The key here is that you keep the drama out of it; you know what I’m talking about. Don’t let yourself get carried away and make a missed workout or a weekend of eating nothing but fast food mean that all hope is lost. Self-compassion does not look like that. We’re not wallowing here. Instead, you’re recognizing that you’re human, and screwing up is part of the deal. Don’t confuse self-compassion with pity. Okay?
All right. Second, don’t confuse self-compassion with self-worth. So, I think of self-worth as how you regard yourself or how much you like yourself, self-esteem. The catch with self-worth is that it often gets muddied by evaluating yourself in relation to other people, and the desire to be better than above average. That’s when the comparisons start. That is no good.
The key thing to know here, is that self-compassion is not based on your own self appraisal. When you give yourself compassion, you’re not evaluating if you are good enough or better than, in relation to someone else. Self-compassion is not assessing yourself. There’s no judgment involved. This is essential to understand.
So, you are not telling yourself it’s okay that you missed your workout because you know your coworker, who you are secretly in competition with, missed her workout and she ate four pieces of pizza at the lunch meeting today, and you are somehow better off than she is. Okay? That is not how this works.
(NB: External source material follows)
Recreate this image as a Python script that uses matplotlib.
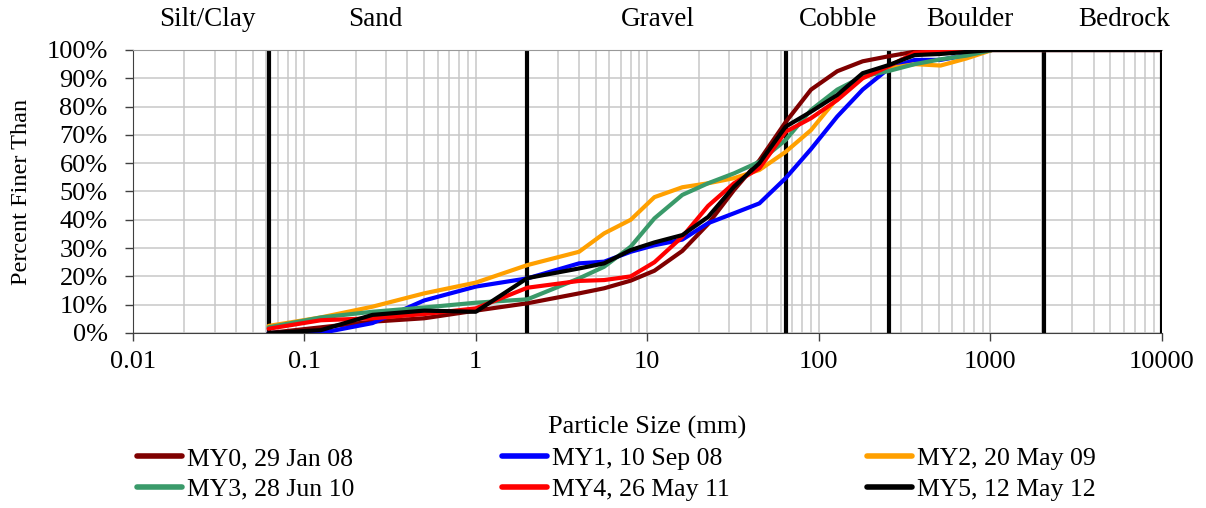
import numpy as np
import matplotlib
matplotlib.use("Agg")
from matplotlib import pyplot as plt
from matplotlib.ticker import FixedLocator, NullFormatter, FuncFormatter

plt.rcParams['font.family'] = ['Liberation Serif', 'DejaVu Serif']

# particle sizes (mm) and percent finer for each survey
sizes = [0.062, 0.125, 0.25, 0.5, 1, 2, 4, 5.6, 8, 11, 16, 22.6, 32, 45, 64,
         90, 128, 180, 256, 362, 512, 724, 1024, 2048, 4096, 10000]

my0 = [0, 2, 4, 5.2, 7.9, 10.5, 14, 15.8, 18.5, 22, 29, 38.5, 50.5, 61, 74.5,
       86, 92.5, 96, 97.8, 99.4, 100, 100, 100, 100, 100, 100]
my1 = [0, 0, 3.5, 11.5, 16.4, 19.3, 24.6, 25.2, 28.7, 31, 33, 38.8, 42.3, 45.8, 54.7,
       65, 76.5, 86, 93.5, 96.5, 96.5, 98.2, 100, 100, 100, 100]
my2 = [2.5, 5.5, 9.3, 14, 17.8, 24, 28.7, 35.2, 40, 48, 51.5, 52.9, 54.7, 57.6, 64,
       71.7, 83, 90.3, 93.5, 95, 94.5, 97, 100, 100, 100, 100]
my3 = [2, 5.5, 7.5, 9, 10.7, 11.9, 19.3, 23.4, 30.5, 40.5, 48.8, 52.9, 56.4, 60.5, 68.2,
       78.8, 86, 90.6, 92.6, 95, 96.7, 98, 100, 100, 100, 100]
my4 = [1.5, 4.5, 5.2, 6.7, 8.7, 16, 18.4, 18.7, 20, 25, 34, 44.9, 52.9, 58.2, 71.1,
       75.9, 82.3, 90, 94.3, 99, 99.6, 100, 100, 100, 100, 100]
my5 = [0, 1, 6.4, 7.9, 7.5, 19.4, 22.8, 24.6, 29.3, 32, 34.6, 41, 51.7, 60, 72.9,
       78.2, 84.1, 91.8, 94.7, 98.2, 98.6, 99.3, 100, 100, 100, 100]

series = [("MY0, 29 Jan 08", my0, "#7f0000"),
          ("MY1, 10 Sep 08", my1, "#0000ff"),
          ("MY2, 20 May 09", my2, "#ffa000"),
          ("MY3, 28 Jun 10", my3, "#3a9a6a"),
          ("MY4, 26 May 11", my4, "#ff0000"),
          ("MY5, 12 May 12", my5, "#000000")]

# size class boundaries and labels
bounds = [0.062, 2, 64, 256, 2048, 10000]
classes = ["Silt/Clay", "Sand", "Gravel", "Cobble", "Boulder", "Bedrock"]
class_x = [0.0274, 0.261, 11.5, 129, 759, 6000]

xticks = [0.01, 0.1, 1, 10, 100, 1000, 10000]
minor_x = [m * 10.0 ** e for e in range(-2, 4) for m in range(2, 10)]

fig = plt.figure(figsize=(12.06, 5.08), dpi=100)
ax = fig.add_axes([0.110, 0.3445, 0.8535, 0.5571])

ax.set_xscale("log")
ax.set_xlim(0.01, 10000)
ax.set_ylim(0, 100)

ax.xaxis.set_major_locator(FixedLocator(xticks))
ax.xaxis.set_minor_locator(FixedLocator(minor_x))
ax.xaxis.set_minor_formatter(NullFormatter())
ax.xaxis.set_major_formatter(FuncFormatter(lambda v, p: ("%g" % v)))
ax.yaxis.set_major_locator(FixedLocator(np.arange(0, 101, 10)))
ax.yaxis.set_major_formatter(FuncFormatter(lambda v, p: "%d%%" % v))

ax.grid(True, which="both", axis="x", color="#c8c8c8", lw=1.1)
ax.grid(True, which="major", axis="y", color="#c8c8c8", lw=1.1)
ax.set_axisbelow(True)

ax.tick_params(axis="both", which="major", labelsize=19, length=6, width=1, color="#404040")
ax.tick_params(axis="x", which="minor", length=0)
ax.tick_params(axis="x", pad=7)
ax.tick_params(axis="y", pad=12)

ax.spines["right"].set_visible(False)
ax.spines["top"].set_color("#999999")
ax.spines["left"].set_color("#404040")
ax.spines["bottom"].set_color("#404040")

for b in bounds:
    ax.axvline(b, color="black", lw=3, zorder=2)

for name, vals, c in series:
    ax.plot(sizes, vals, color=c, lw=3, label=name, zorder=3,
            solid_joinstyle="round", solid_capstyle="round")

for lab, xx in zip(classes, class_x):
    ax.text(xx, 1.106, lab, transform=ax.get_xaxis_transform(), ha="center",
            va="center", fontsize=19.5)

ax.set_xlabel("Particle Size (mm)", fontsize=19, labelpad=31)
ax.set_ylabel("Percent Finer Than", fontsize=17.5, labelpad=6)
ax.yaxis.set_label_coords(-0.098, 0.5)

# legend: three columns placed by hand
h, l = ax.get_legend_handles_labels()
col_x = [0.1053, 0.408, 0.7106]
for k, idx in enumerate([[0, 3], [1, 4], [2, 5]]):
    leg = fig.legend([h[i] for i in idx], [l[i] for i in idx], ncol=1,
                     loc="upper left", bbox_to_anchor=(col_x[k], 0.140),
                     frameon=False, fontsize=18.5, handlelength=1.75,
                     handletextpad=0.2, labelspacing=0.3, borderaxespad=0)
    for ln in leg.get_lines():
        ln.set_linewidth(4)

fig.savefig("out.png", dpi=100)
Instead, when you show yourself compassion, you do it because you realize that you are human and that you are no more and no less worthy than any other human. You understand that all humans warrant compassion, and it is not dependent upon being the best or better than someone else.
Do not get confused into thinking that you have to feel better than someone in order to feel good about yourself. You simply recognize that you merit self-kindness for no other reason than you are here on this earth.
All right, next, and this one is so important. Do not get trapped into thinking that self-compassion is the same as self-indulgence. I hear this one so commonly. So many of you have told me that you’re afraid to be kind to yourself because you’re worried that you’ll get all lax and let yourself off the hook and let all your progress go down the toilet. No, again, that is not how self-compassion works.
Think about it. Many of you listening are here because you want to feel better, right? Maybe you want to feel better in your body by exercising more regularly. Or maybe you want to feel better about the food choices you make, and you want to change the way you eat. You want to feel good, to feel healthy.
That goal does not change because you’re being kind to yourself. In fact, when you show yourself compassion, it’s often the opposite of indulgence. To illustrate this, let’s go back to nutrition. Imagine you’re an emotional eater and you’re working really hard to stop up eating as a way to numb your negative emotions. And then, you’ve had a really rough day, work stunk, the kids were a disaster, everything that could possibly go wrong does.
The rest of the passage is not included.